I have spent the best part of two days in a kind of Dust World, selecting and purchasing the finest, and dustiest of tatty antiques. I’ve been looking for a nice, old upholstered chair for weeks. I’ve been looking for old picture frames for months. I’ve been wanting an antique mannequin for years. In one fell swoop I found them all in the stock-clearance-sale-of-the-century at the antique shop owned by the family who lived next door to us when I was growing up.

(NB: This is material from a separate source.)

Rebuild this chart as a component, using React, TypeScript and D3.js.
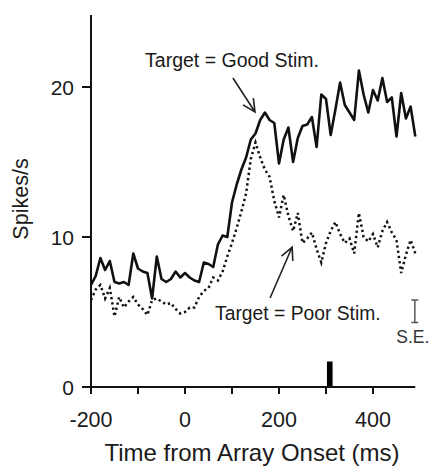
import React from "react";
import * as d3 from "d3";

// ---- data ----
const timeMs = [
  -200, -190, -180, -170, -160, -150, -140, -130, -120, -110,
  -100, -90, -80, -70, -60, -50, -40, -30, -20, -10,
  0, 10, 20, 30, 40, 50, 60, 70, 80, 90,
  100, 110, 120, 130, 140, 150, 160, 170, 180, 190,
  200, 210, 220, 230, 240, 250, 260, 270, 280, 290,
  300, 310, 320, 330, 340, 350, 360, 370, 380, 390,
  400, 410, 420, 430, 440, 450, 460, 470, 480, 490,
];
const goodStim = [
  6.8, 7.4, 8.6, 7.8, 8.4, 7.0, 6.9, 7.0, 6.8, 8.9,
  7.9, 7.7, 7.6, 5.9, 8.7, 7.2, 7.0, 7.2, 7.7, 7.3,
  7.6, 7.3, 7.1, 7.0, 8.3, 8.2, 8.0, 9.5, 10.1, 10.0,
  12.3, 13.5, 14.5, 15.3, 16.5, 16.9, 17.8, 18.3, 17.8, 17.6,
  14.9, 16.5, 17.3, 15.0, 16.6, 17.4, 17.5, 18.0, 16.0, 19.5,
  19.2, 16.8, 18.5, 20.3, 18.8, 18.3, 17.8, 21.1, 19.5, 18.3,
  19.8, 19.1, 20.6, 19.0, 19.3, 16.7, 19.6, 17.9, 18.7, 16.7,
];
const poorStim = [
  5.8, 6.5, 6.8, 5.9, 6.6, 4.7, 6.0, 5.3, 5.7, 6.0,
  5.5, 5.2, 4.8, 5.8, 5.9, 5.7, 5.5, 5.6, 5.2, 4.9,
  5.0, 5.3, 5.3, 6.0, 6.4, 6.6, 7.3, 7.1, 7.7, 8.7,
  9.6, 10.6, 11.7, 12.9, 15.2, 16.3, 15.3, 14.5, 14.0, 12.4,
  11.3, 12.8, 11.4, 10.4, 11.6, 9.6, 9.9, 10.3, 9.2, 8.3,
  9.6, 10.4, 11.0, 10.2, 9.6, 9.9, 8.9, 11.6, 10.0, 9.7,
  10.2, 9.3, 10.4, 11.0, 10.3, 9.8, 7.6, 8.8, 9.8, 8.9,
];
const xTicks = [-200, -100, 0, 100, 200, 300, 400];
const xTickLabels = ["-200", "", "0", "", "200", "", "400"];
const yTicks = [0, 10, 20];
const yTickLabels = ["0", "10", "20"];
const markerStart = [302];
const markerEnd = [314];
const markerHeight = [1.7];
const seTime = [489];
const seLow = [4.3];
const seHigh = [5.8];

const FONT = "'Liberation Sans', Arial, Helvetica, sans-serif";

export default function App() {
  const W = 432, H = 467;
  const x = d3.scaleLinear().domain([-200, 490]).range([91, 415.3]);
  const y = d3.scaleLinear().domain([0, 24.8]).range([387, 15]);

  const goodData = timeMs.map((t, i) => [t, goodStim[i]] as [number, number]);
  const poorData = timeMs.map((t, i) => [t, poorStim[i]] as [number, number]);
  const line = d3.line<[number, number]>().x(d => x(d[0])).y(d => y(d[1]));

  const arrow = (tail: [number, number], tip: [number, number]) => {
    const x0 = x(tail[0]), y0 = y(tail[1]), x1 = x(tip[0]), y1 = y(tip[1]);
    const ang = Math.atan2(y0 - y1, x0 - x1);
    const L = 14, a = (26 * Math.PI) / 180;
    const b1 = [x1 + L * Math.cos(ang + a), y1 + L * Math.sin(ang + a)];
    const b2 = [x1 + L * Math.cos(ang - a), y1 + L * Math.sin(ang - a)];
    return `M${x0},${y0}L${x1},${y1}M${b1[0]},${b1[1]}L${x1},${y1}L${b2[0]},${b2[1]}`;
  };

  const axisBottom = y(0);
  return (
    <svg width={W} height={H} style={{ position: "absolute", left: 0, top: 0, background: "#fff" }}>
      {/* marker bar */}
      <rect x={x(markerStart[0])} width={x(markerEnd[0]) - x(markerStart[0])}
        y={y(markerHeight[0])} height={y(0) - y(markerHeight[0])} fill="#000" />
      {/* axes */}
      <line x1={x(-200)} x2={x(-200)} y1={y(24.8)} y2={axisBottom + 6} stroke="#111" strokeWidth={2} />
      <line x1={x(-200)} x2={x(490)} y1={axisBottom} y2={axisBottom} stroke="#111" strokeWidth={2} />
      {yTicks.map((v, i) => (
        <g key={"y" + v}>
          <line x1={x(-200) - 9} x2={x(-200)} y1={y(v)} y2={y(v)} stroke="#111" strokeWidth={2} />
          <text x={74} y={y(v) + 7.5} textAnchor="end" fontFamily={FONT} fontSize={21} fill="#1a1a1a">{yTickLabels[i]}</text>
        </g>
      ))}
      {xTicks.map((t, i) => (
        <g key={"x" + t}>
          <line x1={x(t)} x2={x(t)} y1={axisBottom} y2={axisBottom + 7} stroke="#111" strokeWidth={2} />
          <text x={x(t)} y={427} textAnchor="middle" fontFamily={FONT} fontSize={21.5} fill="#1a1a1a">{xTickLabels[i]}</text>
        </g>
      ))}
      <text x={252} y={461} textAnchor="middle" fontFamily={FONT} fontSize={24} fill="#1a1a1a">Time from Array Onset (ms)</text>
      <text transform={`translate(28,199) rotate(-90)`} textAnchor="middle" fontFamily={FONT} fontSize={21.5} fill="#1a1a1a">Spikes/s</text>

      {/* series */}
      <path d={line(poorData) || ""} fill="none" stroke="#111" strokeWidth={2.5} strokeDasharray="2.3 3" />
      <path d={line(goodData) || ""} fill="none" stroke="#111" strokeWidth={2.6} strokeLinejoin="round" />

      {/* annotations */}
      <text x={x(-85)} y={67} fontFamily={FONT} fontSize={19.5} fill="#1a1a1a">Target = Good Stim.</text>
      <path d={arrow([102, 20.6], [149, 18.33])} fill="none" stroke="#222" strokeWidth={1.6} />
      <text x={x(64)} y={320} fontFamily={FONT} fontSize={19.3} fill="#1a1a1a">Target = Poor Stim.</text>
      <path d={arrow([181, 5.93], [228, 9.33])} fill="none" stroke="#222" strokeWidth={1.6} />

      {/* S.E. bar */}
      <g stroke="#555" strokeWidth={1.5}>
        <line x1={x(seTime[0])} x2={x(seTime[0])} y1={y(seLow[0])} y2={y(seHigh[0])} />
        <line x1={x(seTime[0]) - 3.5} x2={x(seTime[0]) + 3.5} y1={y(seLow[0])} y2={y(seLow[0])} />
        <line x1={x(seTime[0]) - 3.5} x2={x(seTime[0]) + 3.5} y1={y(seHigh[0])} y2={y(seHigh[0])} />
      </g>
      <text x={x(seTime[0]) - 2} y={343} textAnchor="middle" fontFamily={FONT} fontSize={17.5} fill="#333">S.E.</text>
    </svg>
  );
}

This sounds like a story on other peoples’ blogs, who grew up in rural America or France and have dusty brocante stores which just happen to have Edwardian mannequins around, and piles upon piles of Victorian gilt picture frames for a few pounds each, or a tatty Regency chair with original paint for the price of a magazine, all covered with an inch of dust. But no, this is simply the dust of small-town Midlands England, where such gems are so few and far between that I thought the days of the 70s when my parents bought antiques for next to nothing were just a myth.
The stock that came of out this shop’s storerooms had clearly been in there as long as I have been in this world, and is clearly where old mahogany chests-of-drawers go to die. I wanted so much to buy a Regency bow-fronted glass cabinet for my stand at Origin, but it cost nearly a month’s rent. I very nearly had a mirror-less, marquetry overmantle for the cost of Vogue, but I couldn’t lift it. I didn’t solve all my Origin-display issues, but I made excellent progress.
If was as old as Maud, I’d be looking a bit grubby too. But isn’t she a treasure?